Marion Carl (who knew a thing or two about air-to-air combat and aeroplanes) is on record somewhere as having said that given an Fury with an afterburning engine, he'd have happily have taken on any aircraft anyone chose to point in his direction, and would have been willing to have a crack without the burner...; he still thought the FJ-3/4 perhaps the finest naval aircraft he ever flew.
The point JN challenged was:
"No non-STOVL land-based design has EVER been developed into a successful carrier-based variant."
It doesn't matter about massive redesign for carrier use (which is a form of 'development', even if pushing the word to its very extreme); landing speeds; over-engineering, or anything else raised to attack JN. Also, note the assertion's use of the emphasised 'ever'. JN's rebuttal of that absolute was not imprecise. A post-facto application of historical conditions to undermine JN's point is rather unfair.
Had JN attacked a point phrased - 'only with rare exceptions has a land-based design been developed into a successful carrier-based variant and the chances of this being done today given the cost, increased structural stresses of carrier operations and current approaches to aircraft design where the over-engineering of the past doesn't take place', then 'savaging' the post would be reasonable.
He didn't. The generalised charge made about turning a land-based design into a successful carrier-based variant is inaccurate, whether or not one thinks JN is using the point to push the case for a navalised Typhoon. Trying to savage him for attacking an inaccurate generalisation is, if I may be so bold, unfair.

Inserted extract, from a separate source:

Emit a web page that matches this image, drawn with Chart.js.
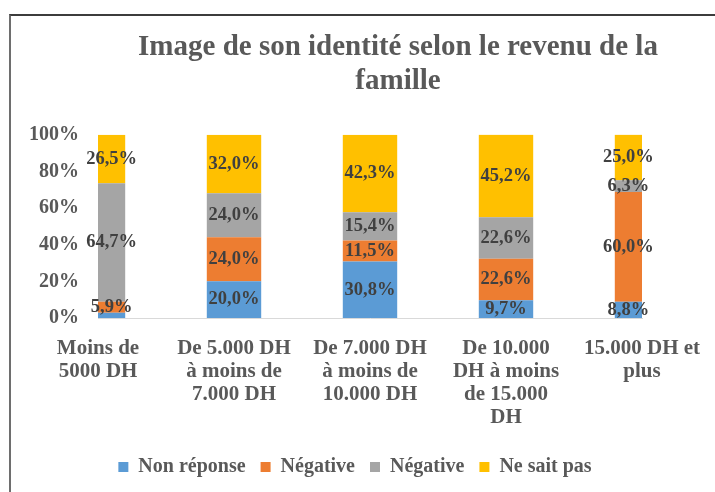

There is a useful and valid debate to be had about whether a Seaphoon could ever provide the sort of capability the RN requires at a reasonable cost and without serious redesign. I'm in the same camp as N_a_b and GK, i.e. unconvinced: but I don't think it's valid to imply that JN's rejoinder is little more than pro-Typhoon propaganda, since he actually has a point regarding the intial observation.